## SET EXERCISE
Without the pictures, repeat the listing character for character.

## AVAILABLE DATA

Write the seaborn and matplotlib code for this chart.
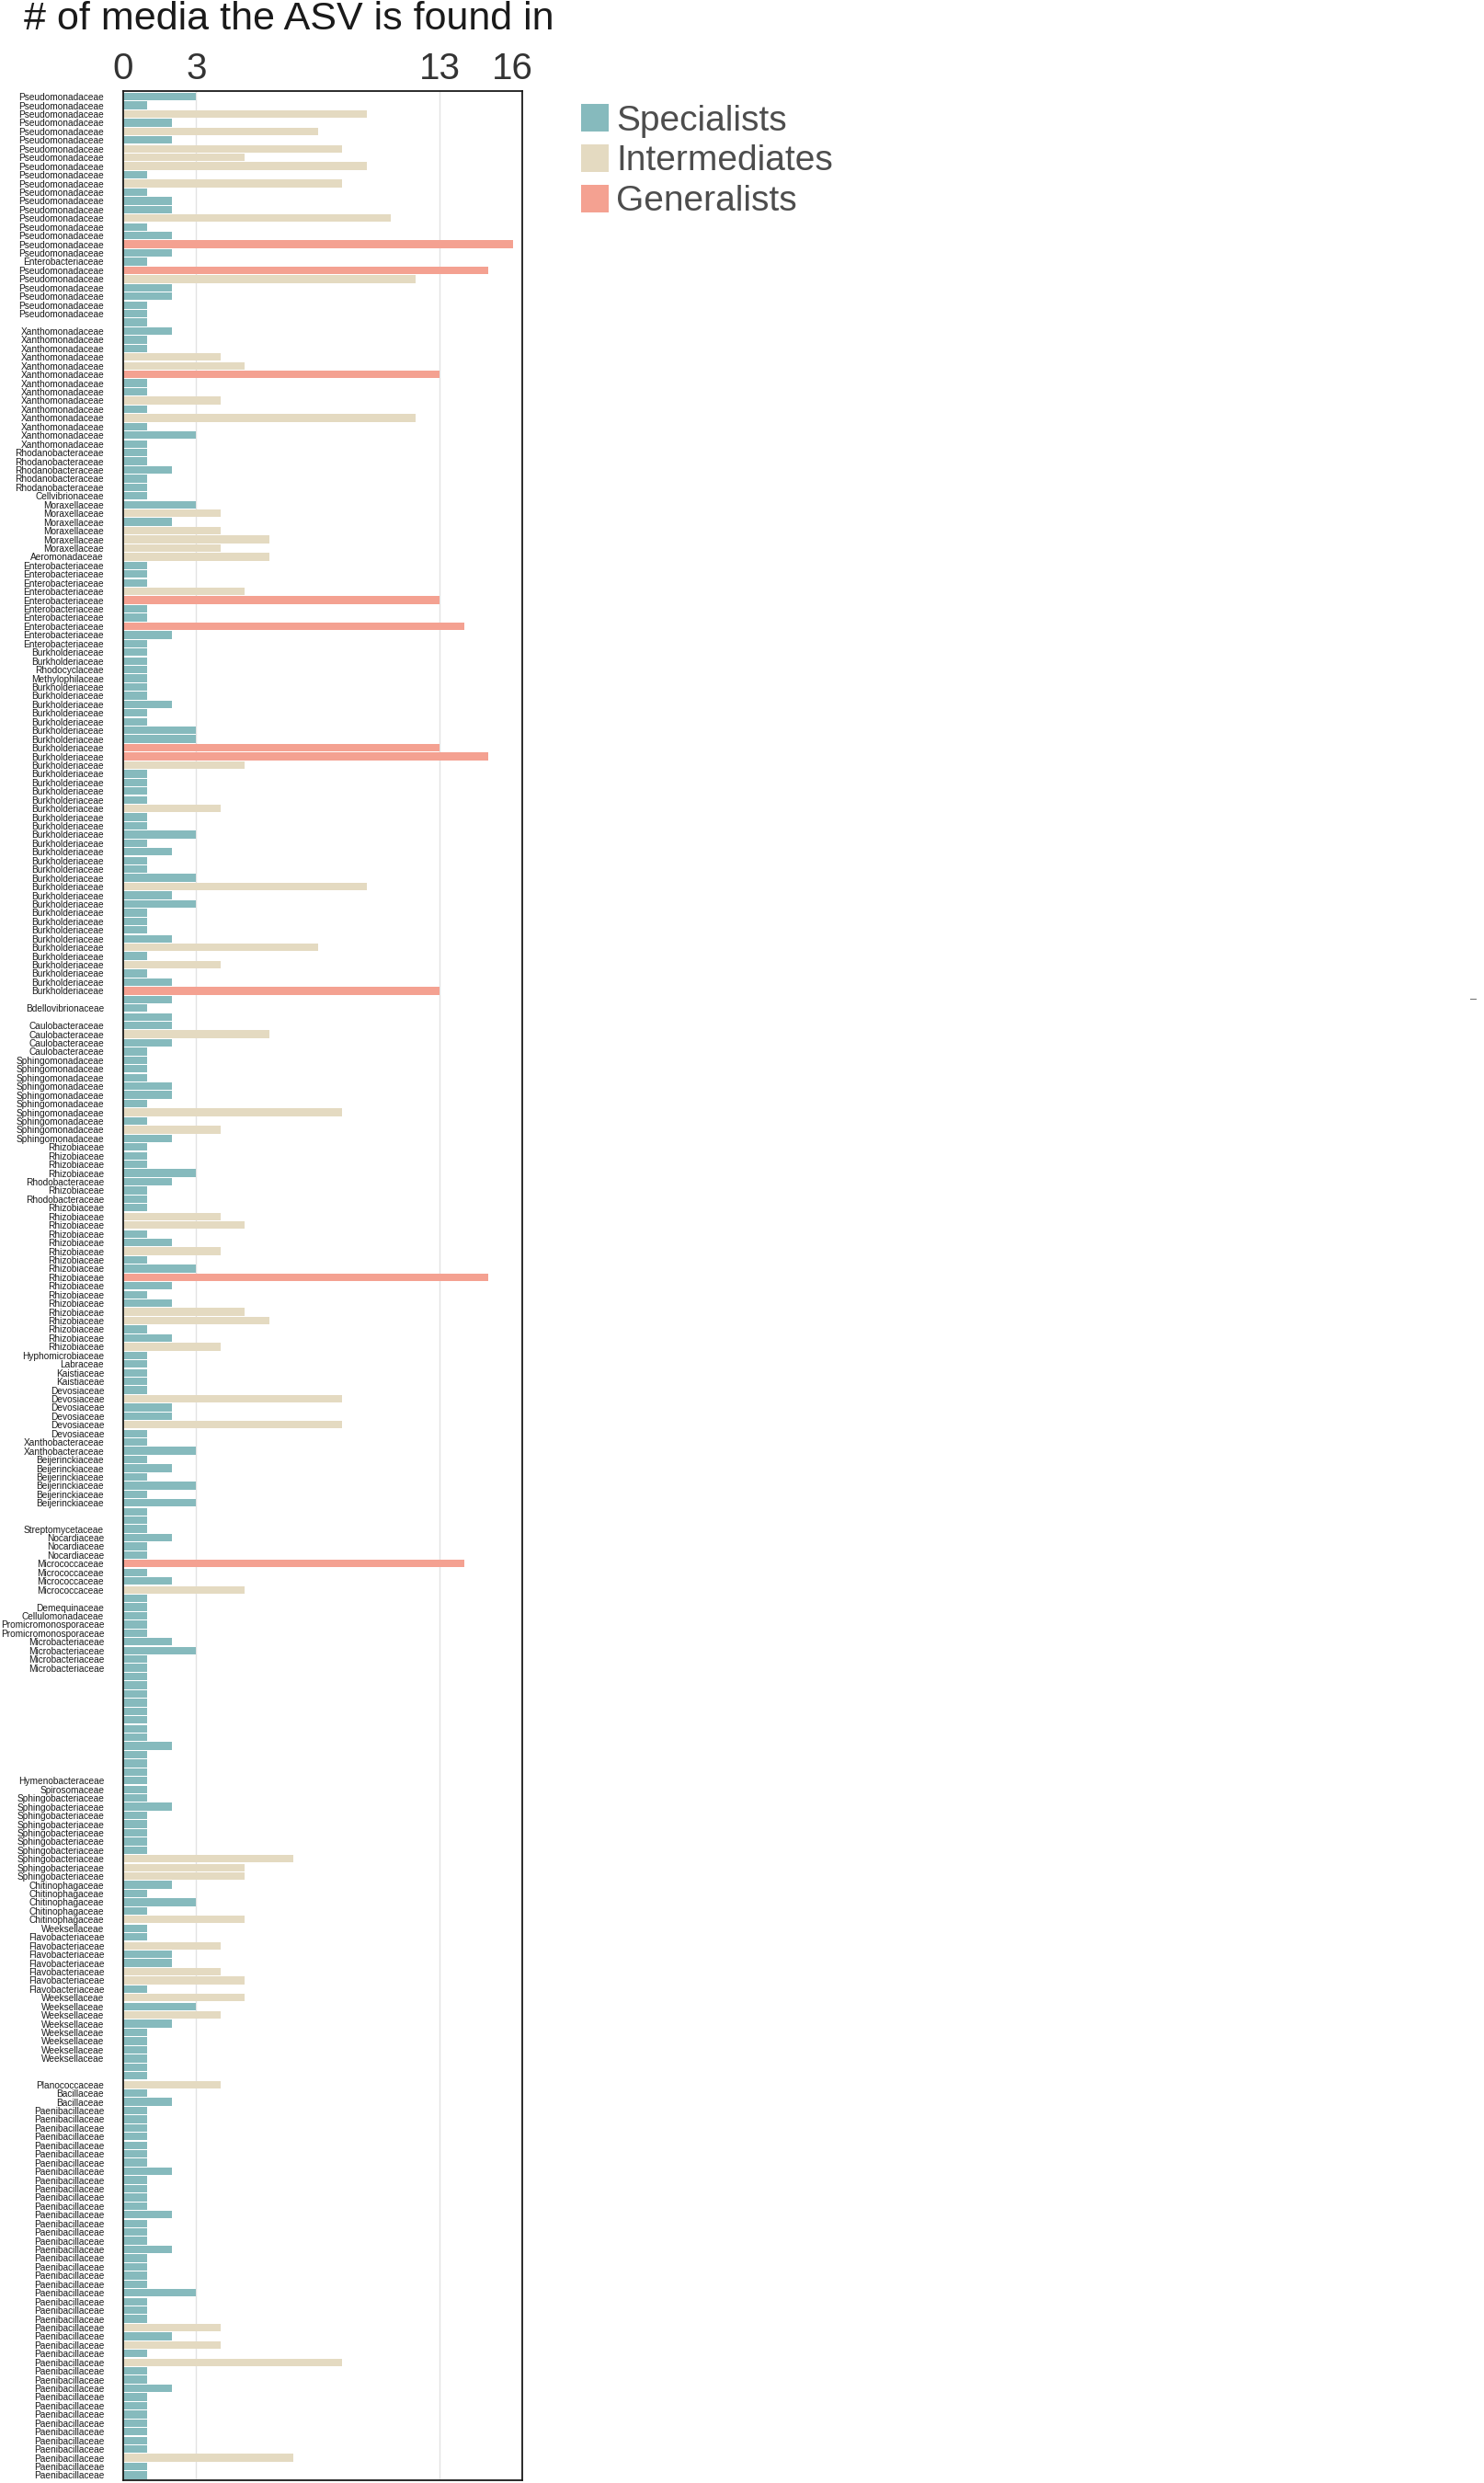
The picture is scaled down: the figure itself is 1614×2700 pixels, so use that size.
import matplotlib
matplotlib.use("Agg")
import matplotlib.pyplot as plt
import seaborn as sns
import pandas as pd
from matplotlib.patches import Patch

# family of each ASV, top to bottom, as (family, number of rows); "" = unlabelled row
family_runs = [
    ("Pseudomonadaceae", 19), ("Enterobacteriaceae", 1), ("Pseudomonadaceae", 6), ("", 1),
    ("Xanthomonadaceae", 14), ("Rhodanobacteraceae", 5), ("Cellvibrionaceae", 1),
    ("Moraxellaceae", 6), ("Aeromonadaceae", 1), ("Enterobacteriaceae", 10),
    ("Burkholderiaceae", 2), ("Rhodocyclaceae", 1), ("Methylophilaceae", 1),
    ("Burkholderiaceae", 36), ("", 1), ("Bdellovibrionaceae", 1), ("", 1),
    ("Caulobacteraceae", 4), ("Sphingomonadaceae", 10), ("Rhizobiaceae", 4),
    ("Rhodobacteraceae", 1), ("Rhizobiaceae", 1), ("Rhodobacteraceae", 1), ("Rhizobiaceae", 17),
    ("Hyphomicrobiaceae", 1), ("Labraceae", 1), ("Kaistiaceae", 2), ("Devosiaceae", 6),
    ("Xanthobacteraceae", 2), ("Beijerinckiaceae", 6), ("", 2), ("Streptomycetaceae", 1),
    ("Nocardiaceae", 3), ("Micrococcaceae", 4), ("", 1), ("Demequinaceae", 1),
    ("Cellulomonadaceae", 1), ("Promicromonosporaceae", 2), ("Microbacteriaceae", 4), ("", 12),
    ("Hymenobacteraceae", 1), ("Spirosomaceae", 1), ("Sphingobacteriaceae", 10),
    ("Chitinophagaceae", 5), ("Weeksellaceae", 1), ("Flavobacteriaceae", 7),
    ("Weeksellaceae", 8), ("", 2), ("Planococcaceae", 1), ("Bacillaceae", 2),
    ("Paenibacillaceae", 43),
]

# number of media each ASV is found in (same order as the rows)
media_counts = [
    3, 1, 10, 2, 8, 2, 9, 5, 10, 1, 9, 1, 2, 2, 11, 1, 2, 16, 2, 1, 15, 12, 2, 2, 1, 1, 1,
    2, 1, 1, 4, 5, 13, 1, 1, 4, 1, 12, 1, 3, 1, 1, 1, 2, 1, 1, 1, 3, 4, 2, 4, 6, 4, 6,
    1, 1, 1, 5, 13, 1, 1, 14, 2, 1, 1, 1, 1, 1, 1, 1, 2, 1, 1, 3, 3, 13, 15, 5, 1, 1, 1, 1,
    4, 1, 1, 3, 1, 2, 1, 1, 3, 10, 2, 3, 1, 1, 1, 2, 8, 1, 4, 1, 2, 13, 2, 1, 2, 2, 6, 2, 1,
    1, 1, 1, 2, 2, 1, 9, 1, 4, 2, 1, 1, 1, 3, 2, 1, 1, 1, 4, 5, 1, 2, 4, 1, 3, 15, 2, 1, 2, 5,
    6, 1, 2, 4,
    1, 1, 1, 1, 1, 9, 2, 2, 9, 1, 1, 3, 1, 2, 1, 3, 1, 3, 1, 1, 1, 2, 1, 1, 14, 1, 2, 5, 1, 1,
    1, 1, 1, 2, 3, 1, 1,
    1, 1, 1, 1, 1, 1, 1, 1, 2, 1, 1, 1, 1, 1, 1, 2, 1, 1, 1, 1, 1, 7, 5, 5, 2, 1, 3, 1, 5, 1,
    1, 4, 2, 2, 4, 5, 1, 5, 3, 4, 2, 1, 1, 1, 1, 1, 1, 4, 1, 2,
    1, 1, 1, 1, 1, 1, 1, 2, 1, 1, 1, 1, 2, 1, 1, 1, 2, 1, 1, 1, 1, 3, 1, 1, 1, 4, 2, 4, 1, 9,
    1, 1, 2, 1, 1, 1, 1, 1, 1, 1, 7, 1, 1,
]

group_names = ["Specialists", "Intermediates", "Generalists"]
group_bins = [0, 3, 12, 16]
group_colors = ["#86BABD", "#E4DAC1", "#F4A191"]
x_ticks = [0, 3, 13, 16]

labels = [name for name, n in family_runs for _ in range(n)]
df = pd.DataFrame({
    "row": [f"asv{i}" for i in range(len(media_counts))],
    "family": labels,
    "n_media": media_counts,
})
df["group"] = pd.cut(df["n_media"], bins=group_bins, labels=group_names)

sns.set_style("white")
plt.rcParams["font.family"] = ["Liberation Sans", "DejaVu Sans"]

fig = plt.figure(figsize=(16.14, 27), dpi=100)
ax = fig.add_axes([0.083, 0.001, 0.269, 0.9623])

sns.barplot(
    data=df, x="n_media", y="row", hue="group", hue_order=group_names,
    palette=group_colors, order=df["row"], orient="h", dodge=False,
    width=0.88, saturation=1, legend=False, linewidth=0, ax=ax,
)

ax.set_yticks(range(len(df)))
ax.set_yticklabels(df["family"], fontsize=7.3, color="#1A1A1A")
ax.tick_params(axis="y", length=0, pad=15)
ax.set_ylim(len(df) - 0.38, -0.64)

ax.set_xlim(0, 16.4)
ax.xaxis.tick_top()
ax.set_xticks(x_ticks)
ax.tick_params(axis="x", length=0, pad=4, labelsize=29, labelcolor="#333333")
ax.set_xlabel("")
ax.set_ylabel("")

ax.grid(axis="x", color="#E3E3E3", linewidth=1)
for v, line in zip(x_ticks, ax.get_xgridlines()):
    if v in (0, 16):
        line.set_visible(False)
ax.set_axisbelow(True)

for side in ["top", "bottom", "left", "right"]:
    ax.spines[side].set_visible(True)
    ax.spines[side].set_color("#1A1A1A")
    ax.spines[side].set_linewidth(1.3)

fig.text(0.016, 0.9882, "# of media the ASV is found in", fontsize=31,
         color="#1A1A1A", ha="left", va="baseline")

handles = [Patch(facecolor=c, edgecolor="none", label=n)
           for n, c in zip(group_names, group_colors)]
fig.legend(handles=handles, loc="upper left", bbox_to_anchor=(0.3915, 0.958),
           frameon=False, fontsize=28, handlelength=0.78, handleheight=0.78,
           handletextpad=0.2, labelspacing=0.2, borderpad=0, borderaxespad=0,
           labelcolor="#4D4D4D")

fig.text(0.9926, 1 - 1087 / 2700, "–", fontsize=9, color="#555555",
         ha="center", va="center")

fig.savefig("out.png", dpi=100)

## EXERCISE OUTPUT
Write the seaborn and matplotlib code for this chart.
The picture is scaled down: the figure itself is 1614×2700 pixels, so use that size.
import matplotlib
matplotlib.use("Agg")
import matplotlib.pyplot as plt
import seaborn as sns
import pandas as pd
from matplotlib.patches import Patch

# family of each ASV, top to bottom, as (family, number of rows); "" = unlabelled row
family_runs = [
    ("Pseudomonadaceae", 19), ("Enterobacteriaceae", 1), ("Pseudomonadaceae", 6), ("", 1),
    ("Xanthomonadaceae", 14), ("Rhodanobacteraceae", 5), ("Cellvibrionaceae", 1),
    ("Moraxellaceae", 6), ("Aeromonadaceae", 1), ("Enterobacteriaceae", 10),
    ("Burkholderiaceae", 2), ("Rhodocyclaceae", 1), ("Methylophilaceae", 1),
    ("Burkholderiaceae", 36), ("", 1), ("Bdellovibrionaceae", 1), ("", 1),
    ("Caulobacteraceae", 4), ("Sphingomonadaceae", 10), ("Rhizobiaceae", 4),
    ("Rhodobacteraceae", 1), ("Rhizobiaceae", 1), ("Rhodobacteraceae", 1), ("Rhizobiaceae", 17),
    ("Hyphomicrobiaceae", 1), ("Labraceae", 1), ("Kaistiaceae", 2), ("Devosiaceae", 6),
    ("Xanthobacteraceae", 2), ("Beijerinckiaceae", 6), ("", 2), ("Streptomycetaceae", 1),
    ("Nocardiaceae", 3), ("Micrococcaceae", 4), ("", 1), ("Demequinaceae", 1),
    ("Cellulomonadaceae", 1), ("Promicromonosporaceae", 2), ("Microbacteriaceae", 4), ("", 12),
    ("Hymenobacteraceae", 1), ("Spirosomaceae", 1), ("Sphingobacteriaceae", 10),
    ("Chitinophagaceae", 5), ("Weeksellaceae", 1), ("Flavobacteriaceae", 7),
    ("Weeksellaceae", 8), ("", 2), ("Planococcaceae", 1), ("Bacillaceae", 2),
    ("Paenibacillaceae", 43),
]

# number of media each ASV is found in (same order as the rows)
media_counts = [
    3, 1, 10, 2, 8, 2, 9, 5, 10, 1, 9, 1, 2, 2, 11, 1, 2, 16, 2, 1, 15, 12, 2, 2, 1, 1, 1,
    2, 1, 1, 4, 5, 13, 1, 1, 4, 1, 12, 1, 3, 1, 1, 1, 2, 1, 1, 1, 3, 4, 2, 4, 6, 4, 6,
    1, 1, 1, 5, 13, 1, 1, 14, 2, 1, 1, 1, 1, 1, 1, 1, 2, 1, 1, 3, 3, 13, 15, 5, 1, 1, 1, 1,
    4, 1, 1, 3, 1, 2, 1, 1, 3, 10, 2, 3, 1, 1, 1, 2, 8, 1, 4, 1, 2, 13, 2, 1, 2, 2, 6, 2, 1,
    1, 1, 1, 2, 2, 1, 9, 1, 4, 2, 1, 1, 1, 3, 2, 1, 1, 1, 4, 5, 1, 2, 4, 1, 3, 15, 2, 1, 2, 5,
    6, 1, 2, 4,
    1, 1, 1, 1, 1, 9, 2, 2, 9, 1, 1, 3, 1, 2, 1, 3, 1, 3, 1, 1, 1, 2, 1, 1, 14, 1, 2, 5, 1, 1,
    1, 1, 1, 2, 3, 1, 1,
    1, 1, 1, 1, 1, 1, 1, 1, 2, 1, 1, 1, 1, 1, 1, 2, 1, 1, 1, 1, 1, 7, 5, 5, 2, 1, 3, 1, 5, 1,
    1, 4, 2, 2, 4, 5, 1, 5, 3, 4, 2, 1, 1, 1, 1, 1, 1, 4, 1, 2,
    1, 1, 1, 1, 1, 1, 1, 2, 1, 1, 1, 1, 2, 1, 1, 1, 2, 1, 1, 1, 1, 3, 1, 1, 1, 4, 2, 4, 1, 9,
    1, 1, 2, 1, 1, 1, 1, 1, 1, 1, 7, 1, 1,
]

group_names = ["Specialists", "Intermediates", "Generalists"]
group_bins = [0, 3, 12, 16]
group_colors = ["#86BABD", "#E4DAC1", "#F4A191"]
x_ticks = [0, 3, 13, 16]

labels = [name for name, n in family_runs for _ in range(n)]
df = pd.DataFrame({
    "row": [f"asv{i}" for i in range(len(media_counts))],
    "family": labels,
    "n_media": media_counts,
})
df["group"] = pd.cut(df["n_media"], bins=group_bins, labels=group_names)

sns.set_style("white")
plt.rcParams["font.family"] = ["Liberation Sans", "DejaVu Sans"]

fig = plt.figure(figsize=(16.14, 27), dpi=100)
ax = fig.add_axes([0.083, 0.001, 0.269, 0.9623])

sns.barplot(
    data=df, x="n_media", y="row", hue="group", hue_order=group_names,
    palette=group_colors, order=df["row"], orient="h", dodge=False,
    width=0.88, saturation=1, legend=False, linewidth=0, ax=ax,
)

ax.set_yticks(range(len(df)))
ax.set_yticklabels(df["family"], fontsize=7.3, color="#1A1A1A")
ax.tick_params(axis="y", length=0, pad=15)
ax.set_ylim(len(df) - 0.38, -0.64)

ax.set_xlim(0, 16.4)
ax.xaxis.tick_top()
ax.set_xticks(x_ticks)
ax.tick_params(axis="x", length=0, pad=4, labelsize=29, labelcolor="#333333")
ax.set_xlabel("")
ax.set_ylabel("")

ax.grid(axis="x", color="#E3E3E3", linewidth=1)
for v, line in zip(x_ticks, ax.get_xgridlines()):
    if v in (0, 16):
        line.set_visible(False)
ax.set_axisbelow(True)

for side in ["top", "bottom", "left", "right"]:
    ax.spines[side].set_visible(True)
    ax.spines[side].set_color("#1A1A1A")
    ax.spines[side].set_linewidth(1.3)

fig.text(0.016, 0.9882, "# of media the ASV is found in", fontsize=31,
         color="#1A1A1A", ha="left", va="baseline")

handles = [Patch(facecolor=c, edgecolor="none", label=n)
           for n, c in zip(group_names, group_colors)]
fig.legend(handles=handles, loc="upper left", bbox_to_anchor=(0.3915, 0.958),
           frameon=False, fontsize=28, handlelength=0.78, handleheight=0.78,
           handletextpad=0.2, labelspacing=0.2, borderpad=0, borderaxespad=0,
           labelcolor="#4D4D4D")

fig.text(0.9926, 1 - 1087 / 2700, "–", fontsize=9, color="#555555",
         ha="center", va="center")

fig.savefig("out.png", dpi=100)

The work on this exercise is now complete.